Provided entries =
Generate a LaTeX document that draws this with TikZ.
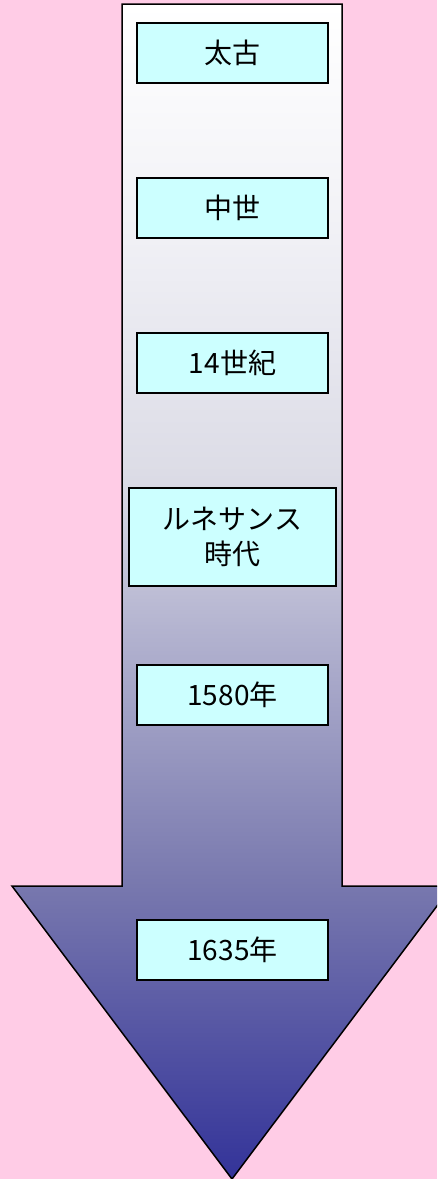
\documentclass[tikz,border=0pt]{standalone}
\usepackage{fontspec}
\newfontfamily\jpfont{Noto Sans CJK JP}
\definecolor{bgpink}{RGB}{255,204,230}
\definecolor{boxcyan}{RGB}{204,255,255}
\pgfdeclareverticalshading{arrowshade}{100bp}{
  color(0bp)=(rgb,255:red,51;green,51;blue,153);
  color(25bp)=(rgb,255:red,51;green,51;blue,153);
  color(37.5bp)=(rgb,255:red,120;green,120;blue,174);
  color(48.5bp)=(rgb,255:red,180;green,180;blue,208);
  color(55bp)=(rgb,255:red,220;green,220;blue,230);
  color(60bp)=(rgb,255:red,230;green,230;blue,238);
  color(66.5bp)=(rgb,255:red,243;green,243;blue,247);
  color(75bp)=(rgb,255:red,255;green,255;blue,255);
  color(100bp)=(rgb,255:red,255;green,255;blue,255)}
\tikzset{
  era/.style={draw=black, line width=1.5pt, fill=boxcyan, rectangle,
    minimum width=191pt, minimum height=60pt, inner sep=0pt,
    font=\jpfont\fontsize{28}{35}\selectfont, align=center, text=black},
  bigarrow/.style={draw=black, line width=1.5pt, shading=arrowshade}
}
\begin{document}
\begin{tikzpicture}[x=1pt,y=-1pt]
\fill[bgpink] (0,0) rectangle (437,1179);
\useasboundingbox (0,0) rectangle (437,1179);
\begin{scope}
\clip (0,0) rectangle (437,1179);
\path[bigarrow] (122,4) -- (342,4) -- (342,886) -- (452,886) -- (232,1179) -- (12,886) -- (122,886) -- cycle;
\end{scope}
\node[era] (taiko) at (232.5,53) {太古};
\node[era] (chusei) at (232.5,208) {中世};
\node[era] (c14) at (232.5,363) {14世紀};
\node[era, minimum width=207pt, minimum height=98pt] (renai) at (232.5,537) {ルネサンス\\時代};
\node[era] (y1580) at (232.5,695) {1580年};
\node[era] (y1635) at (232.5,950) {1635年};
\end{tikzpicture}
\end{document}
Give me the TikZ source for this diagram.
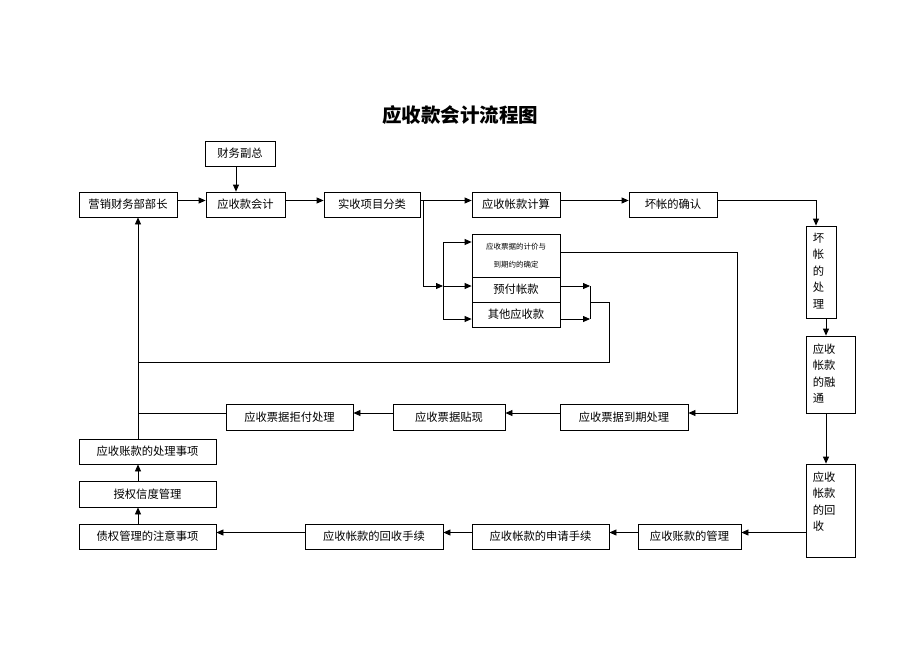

Exercise details = Copy all the entries word for word. Omit any pictures.

Reply to the exercise =
Generate a LaTeX document that draws this with TikZ.
\documentclass[tikz,border=0pt]{standalone}
\usepackage{fontspec}
\newfontfamily\jpfont{Noto Sans CJK JP}
\definecolor{bgpink}{RGB}{255,204,230}
\definecolor{boxcyan}{RGB}{204,255,255}
\pgfdeclareverticalshading{arrowshade}{100bp}{
  color(0bp)=(rgb,255:red,51;green,51;blue,153);
  color(25bp)=(rgb,255:red,51;green,51;blue,153);
  color(37.5bp)=(rgb,255:red,120;green,120;blue,174);
  color(48.5bp)=(rgb,255:red,180;green,180;blue,208);
  color(55bp)=(rgb,255:red,220;green,220;blue,230);
  color(60bp)=(rgb,255:red,230;green,230;blue,238);
  color(66.5bp)=(rgb,255:red,243;green,243;blue,247);
  color(75bp)=(rgb,255:red,255;green,255;blue,255);
  color(100bp)=(rgb,255:red,255;green,255;blue,255)}
\tikzset{
  era/.style={draw=black, line width=1.5pt, fill=boxcyan, rectangle,
    minimum width=191pt, minimum height=60pt, inner sep=0pt,
    font=\jpfont\fontsize{28}{35}\selectfont, align=center, text=black},
  bigarrow/.style={draw=black, line width=1.5pt, shading=arrowshade}
}
\begin{document}
\begin{tikzpicture}[x=1pt,y=-1pt]
\fill[bgpink] (0,0) rectangle (437,1179);
\useasboundingbox (0,0) rectangle (437,1179);
\begin{scope}
\clip (0,0) rectangle (437,1179);
\path[bigarrow] (122,4) -- (342,4) -- (342,886) -- (452,886) -- (232,1179) -- (12,886) -- (122,886) -- cycle;
\end{scope}
\node[era] (taiko) at (232.5,53) {太古};
\node[era] (chusei) at (232.5,208) {中世};
\node[era] (c14) at (232.5,363) {14世紀};
\node[era, minimum width=207pt, minimum height=98pt] (renai) at (232.5,537) {ルネサンス\\時代};
\node[era] (y1580) at (232.5,695) {1580年};
\node[era] (y1635) at (232.5,950) {1635年};
\end{tikzpicture}
\end{document}
Give me the TikZ source for this diagram.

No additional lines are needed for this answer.